Hi,
While thinking about the at the fsync mess, I started looking at the
fsync request queue. I was primarily wondering whether we can keep FDs
open long enough (by forwarding them to the checkpointer) to guarantee
that we see the error. But that's mostly irrelevant for what I'm
wondering about here.
The fsync request queue often is fairly large. 20 bytes for each
shared_buffers isn't a neglebible overhead. One reason it needs to be
fairly large is that we do not deduplicate while inserting, we just add
an entry on every single write.
ISTM that using a hashtable sounds saner, because we'd deduplicate on
insert. While that'd require locking, we can relatively easily reduce
the overhead of that by keeping track of something like mdsync_cycle_ctr
in MdfdVec, and only insert again if the cycle was incremented since.

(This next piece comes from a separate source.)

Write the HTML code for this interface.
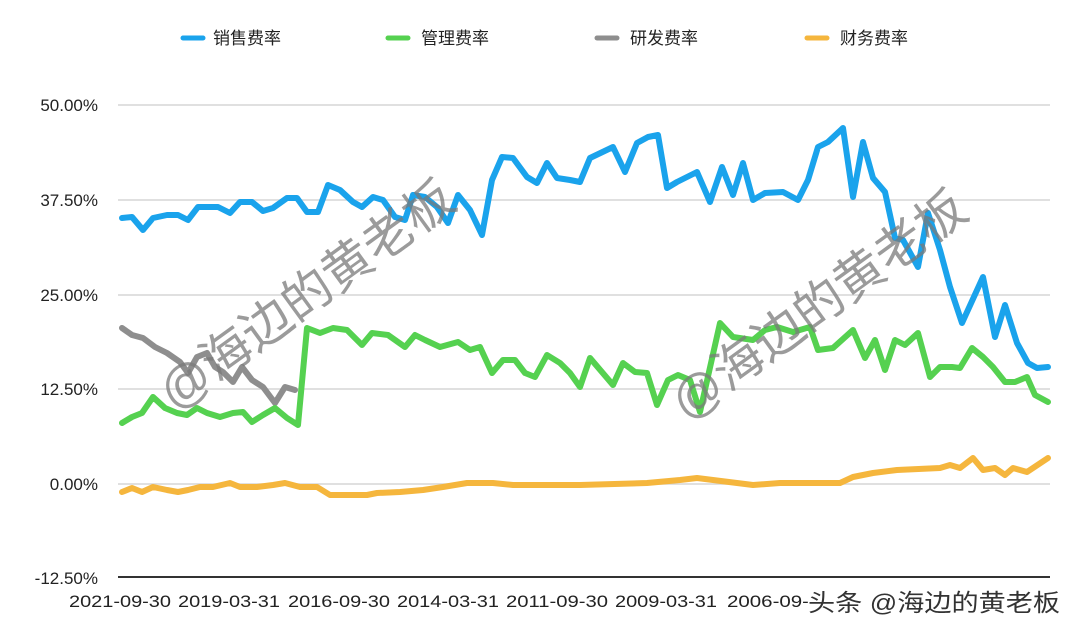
<!DOCTYPE html>
<html><head><meta charset="utf-8"><style>
html,body{margin:0;padding:0;background:#fff;}
svg{display:block;}
text{font-family:"Liberation Sans","Noto Sans CJK SC",sans-serif;}
</style></head><body>
<svg width="1080" height="631" viewBox="0 0 1080 631" xmlns="http://www.w3.org/2000/svg">
<rect width="1080" height="631" fill="#fff"/>
<g font-size="17" fill="#222">
<line x1="183" y1="38" x2="203" y2="38" stroke="#1aa3ec" stroke-width="5" stroke-linecap="round"/>
<text x="213" y="44">销售费率</text>
<line x1="388" y1="38" x2="408" y2="38" stroke="#55d150" stroke-width="5" stroke-linecap="round"/>
<text x="421" y="44">管理费率</text>
<line x1="597" y1="38" x2="617" y2="38" stroke="#8e8e8e" stroke-width="5" stroke-linecap="round"/>
<text x="630" y="44">研发费率</text>
<line x1="807" y1="38" x2="827" y2="38" stroke="#f5b63d" stroke-width="5" stroke-linecap="round"/>
<text x="840" y="44">财务费率</text>
</g>
<g stroke="#d6d6d6" stroke-width="1.5">
<line x1="118" y1="105" x2="1050" y2="105"/>
<line x1="118" y1="200" x2="1050" y2="200"/>
<line x1="118" y1="295" x2="1050" y2="295"/>
<line x1="118" y1="389" x2="1050" y2="389"/>
<line x1="118" y1="484" x2="1050" y2="484"/>
</g>
<line x1="118" y1="577" x2="1050" y2="577" stroke="#333" stroke-width="2"/>
<g font-size="17" fill="#222" text-anchor="end">
<text x="98" y="111">50.00%</text>
<text x="98" y="206">37.50%</text>
<text x="98" y="301">25.00%</text>
<text x="98" y="395">12.50%</text>
<text x="98" y="490">0.00%</text>
<text x="98" y="584">-12.50%</text>
</g>
<g font-size="17" fill="#222" text-anchor="middle">
<text x="120" y="607" textLength="102" lengthAdjust="spacingAndGlyphs">2021-09-30</text>
<text x="229" y="607" textLength="102" lengthAdjust="spacingAndGlyphs">2019-03-31</text>
<text x="339" y="607" textLength="102" lengthAdjust="spacingAndGlyphs">2016-09-30</text>
<text x="448" y="607" textLength="102" lengthAdjust="spacingAndGlyphs">2014-03-31</text>
<text x="557" y="607" textLength="102" lengthAdjust="spacingAndGlyphs">2011-09-30</text>
<text x="666" y="607" textLength="102" lengthAdjust="spacingAndGlyphs">2009-03-31</text>
<text x="727" y="607" text-anchor="start" textLength="82" lengthAdjust="spacingAndGlyphs">2006-09-</text>
</g>
<g fill="none" stroke-width="6" stroke-linejoin="round" stroke-linecap="round">
<polyline stroke="#f5b63d" points="122,492 132,488 142,492 153,487 167,490 178,492 188,490 200,487 213,487 230,483 240,487 257,487 273,485 285,483 300,487 317,487 330,495 350,495 367,495 377,493 400,492 423,490 443,487 467,483 493,483 513,485 580,485 647,483 680,480 697,478 713,480 753,485 780,483 840,483 853,477 873,473 897,470 940,468 950,465 960,468 973,458 983,470 995,468 1005,475 1013,468 1027,472 1048,458"/>
<polyline stroke="#8e8e8e" points="122,328 132,335 143,338 155,347 167,353 180,362 188,373 197,357 207,353 215,367 223,372 233,382 242,367 252,380 263,387 275,403 285,387 295,390"/>
<polyline stroke="#55d150" points="122,423 132,417 142,413 153,397 165,408 177,413 187,415 197,408 207,413 220,417 233,413 243,412 252,422 263,415 275,408 287,418 298,425 307,328 320,333 333,328 347,330 362,345 372,333 388,335 405,347 415,335 425,340 440,347 458,342 470,350 480,347 492,373 503,360 515,360 525,373 535,377 547,355 560,363 570,373 580,387 590,358 613,385 623,363 635,372 647,373 657,405 668,380 678,375 690,380 700,412 720,323 733,337 753,340 765,330 777,327 793,332 810,327 818,350 833,348 853,330 865,358 875,340 885,370 895,340 905,345 918,333 930,377 940,367 952,367 960,368 972,348 983,357 993,367 1005,382 1015,382 1027,377 1035,395 1048,402"/>
<polyline stroke="#1aa3ec" points="122,218 132,217 143,230 153,218 167,215 178,215 188,220 198,207 210,207 218,207 230,213 240,202 252,202 263,211 273,208 287,198 297,198 307,212 318,212 328,185 340,190 353,202 362,207 373,197 383,200 395,217 405,220 413,195 425,197 437,207 448,223 458,195 470,210 482,235 492,180 502,157 513,158 527,177 537,183 547,163 557,178 570,180 580,182 590,158 613,147 625,172 637,143 648,137 658,135 667,188 677,182 697,172 710,202 722,167 733,195 743,163 753,200 765,193 783,192 798,200 808,180 818,147 828,142 843,128 853,197 863,142 873,178 885,192 895,238 903,240 918,267 928,213 940,250 950,287 962,323 983,277 995,337 1005,305 1017,343 1028,363 1037,368 1048,367"/>
</g>
<g font-size="50" fill="#7a7a7a" fill-opacity="0.75">
<text x="0" y="0" transform="translate(175,412) rotate(-36)">@海边的黄老板</text>
<text x="0" y="0" transform="translate(687,422) rotate(-36)">@海边的黄老板</text>
</g>
<text x="808" y="611" font-size="24" fill="#333" stroke="#fff" stroke-width="3" paint-order="stroke" textLength="252" lengthAdjust="spacingAndGlyphs">头条 @海边的黄老板</text>
</svg>
</body></html>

Right now if the queue is full and can't be compacted we end up
fsync()ing on every single write, rather than once per checkpoint
afaict. That's a fairly horrible.
For the case that there's no space in the map, I'd suggest to just do
10% or so of the fsync in the poor sod of a process that finds no
space. That's surely better than constantly fsyncing on every single
write. We can also make bgwriter check the size of the hashtable on a
regular basis and do some of them if it gets too full.
The hashtable also I think has some advantages for the future. I've
introduced something very similar in my radix tree based buffer mapping.
Greetings,
Andres Freund